The AMPERE project has addressed this gap by developing an innovative software architecture that helps unleash the efficient use of parallel and heterogeneous processor architectures for automotive and railway systems, by bridging the gap between the model driven engineering techniques currently used to develop CPS and theparallel programming models used to exploit parallel architectures in the High-Performance Computing (HPC) domain.
The AMPERE software architecture implements the complete value chain for the development, deployment and efficient execution of cyber-physical systems, while guaranteing the non-functional requirements imposed by the system, by providing solutions for system integrators and end-users who need to incorporate energy-efficiency and parallel computing into their CPS. The following objectives have been achieved:
i Facilitate the design, development and maintenance of CPS implemented with modeldriven engineering targeting parallel and heterogeneous architectures.
ii Develop a set of synthesis methods for deriving efficient parallel source codes from the model driven engineering description of the system, while performing a multi-criteria optimization model transformation.
iii Develop run-time techniques for monitoring the fulfillment of functional and non-functional constraints while optimising the parallel computation.

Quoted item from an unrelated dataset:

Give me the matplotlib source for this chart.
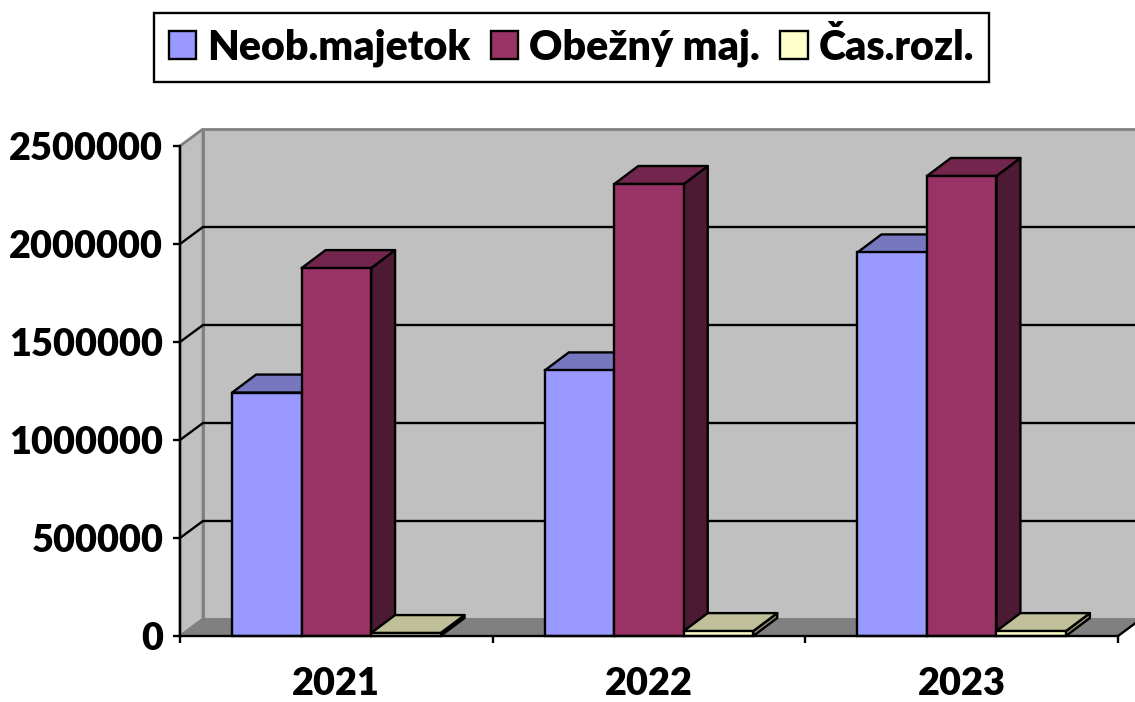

iv Integrate the AMPERE software ecosystem within the development environments of the AMPERE parterns BOSCH and GTSI and use it to develop, deploy and efficiently execute automotive and railway applications on two parallel and heterogeneous platforms, the NVIDIA Jetson AGX Xavier and the Xilinx Zynq Ultrascale+ ZCU102.
v. Analyse the suitability of the AMPERE technology on the requirements imposed by industrial standards, and implement extensions on the model driven engineering currently HPC parallel programming models considered in the project.